An increase in median household income is a significant indicator of the economic health of middle-class households. Higher wage increments ensure that individuals retain their spending power amid inflationary pressures.
Singapore (PRWEB) February 21, 2013
According to the Singapore Department of Statistics' "Key Household Income Trends 2012" report, Singapore’s median household income from work increased moderately in 2012.
Among resident employed households, the median monthly income rose from S$7,040 in 2011 to S$7,570 last year, registering a 7.5% increase in nominal terms, or 2.7% in real terms (i.e. after accounting for inflation).
Meanwhile, the average income per household member increased from S$1,994 in 2011 to S$2,127 in 2012. Adjusting for changes in household size, the median household income from work per household member registered an annual growth of 6.7% in nominal terms, or 1.9% in real terms.
Resident households pertain to households headed by Singapore citizens and permanent residents with at least one member working.
Cumulative data from 2007 to 2012 indicates that the median household income from work of resident employed households increased by 16% in real terms. Similarly, per household member, the median income grew by 13% in real terms over the same period.
In general, although income growth for different income groups varied from year to year, the data from the last five years pointed to a significant increase across the board. Further, resident employed households in the first to 60th percentiles experienced the strongest real growth for the latest 5-year period (2007 to 2012), compared to the preceding 5-year period (2002 to 2007).
The income disparity between low income groups and high income groups likewise increased.
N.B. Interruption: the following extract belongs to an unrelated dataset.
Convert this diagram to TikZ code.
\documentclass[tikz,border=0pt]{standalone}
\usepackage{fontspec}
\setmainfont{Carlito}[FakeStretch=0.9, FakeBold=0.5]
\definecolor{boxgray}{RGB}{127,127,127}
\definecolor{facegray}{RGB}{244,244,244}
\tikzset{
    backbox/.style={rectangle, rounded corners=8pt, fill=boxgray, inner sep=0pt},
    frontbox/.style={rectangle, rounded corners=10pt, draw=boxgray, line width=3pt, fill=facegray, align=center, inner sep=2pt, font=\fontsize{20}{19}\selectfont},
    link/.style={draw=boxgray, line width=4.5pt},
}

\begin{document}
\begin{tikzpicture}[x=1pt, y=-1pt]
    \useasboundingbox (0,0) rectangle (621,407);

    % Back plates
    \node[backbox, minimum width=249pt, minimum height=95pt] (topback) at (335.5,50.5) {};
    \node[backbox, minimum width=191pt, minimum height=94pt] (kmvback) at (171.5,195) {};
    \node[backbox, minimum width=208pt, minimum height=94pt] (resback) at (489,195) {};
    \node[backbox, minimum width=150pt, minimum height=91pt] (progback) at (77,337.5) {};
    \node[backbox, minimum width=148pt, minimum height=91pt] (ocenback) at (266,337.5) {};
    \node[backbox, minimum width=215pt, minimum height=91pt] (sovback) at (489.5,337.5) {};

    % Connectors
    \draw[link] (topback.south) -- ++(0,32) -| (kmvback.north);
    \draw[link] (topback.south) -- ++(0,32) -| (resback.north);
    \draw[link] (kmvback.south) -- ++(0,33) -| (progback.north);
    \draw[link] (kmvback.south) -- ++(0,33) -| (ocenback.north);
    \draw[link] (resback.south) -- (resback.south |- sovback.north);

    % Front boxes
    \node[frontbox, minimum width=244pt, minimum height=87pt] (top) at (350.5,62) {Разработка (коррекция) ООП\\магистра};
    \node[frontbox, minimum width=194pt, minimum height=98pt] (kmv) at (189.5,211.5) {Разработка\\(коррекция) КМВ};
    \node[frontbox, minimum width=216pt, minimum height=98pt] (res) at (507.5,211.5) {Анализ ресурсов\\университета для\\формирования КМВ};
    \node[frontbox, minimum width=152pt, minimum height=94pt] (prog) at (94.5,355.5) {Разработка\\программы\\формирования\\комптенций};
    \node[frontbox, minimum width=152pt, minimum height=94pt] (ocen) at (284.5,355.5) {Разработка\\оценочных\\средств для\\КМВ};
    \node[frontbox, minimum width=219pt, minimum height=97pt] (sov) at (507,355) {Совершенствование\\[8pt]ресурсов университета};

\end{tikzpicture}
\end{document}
The Gini coefficient, a summary indicator of income inequality, rose moderately from 0.473 in 2011 to 0.478 in 2012. However, taking into account government transfers and taxes, the Gini coefficient was lower at 0.459 in in 2012, indicating that government schemes have a redistributive effect in income equality.
Those in smaller 1 to 2-room HDB flats, for example, received an annual average of $6,140 in government transfers per household member, while those in HDB 3-room flats received $1,530 per member on average. Overall, resident households, including households with no working individuals, received a median of $1,340 per member from various government assistance programs in 2012.
Commenting on the report, Mr James Nuben, Head of Taxation at Singapore work pass consultancy AsiaBiz Services, said, “An increase in median household income is a significant indicator of the economic health of middle-class households. Higher wage increments ensure that individuals retain their spending power amid inflationary pressures.”
“That said, the restructuring of the Singapore work visa framework is expected to further drive up domestic wages. Cheap foreign labor is no longer easily accessible, and employers have to deal with an increasingly tight labor market. These challenges, plus other factors, will contribute to wage inflation,” he continued.
“Furthermore, it is good to note that low to mid-income households are benefiting from the various government transfers available to residents. In a country that has repeatedly rejected a minimum wage structure, this is particularly significant. Although substantial income disparity still prevails, access to government assistance programs helps residents cope with the rising cost of living, and in the process, the income gap is narrowed to a certain extent,” he added.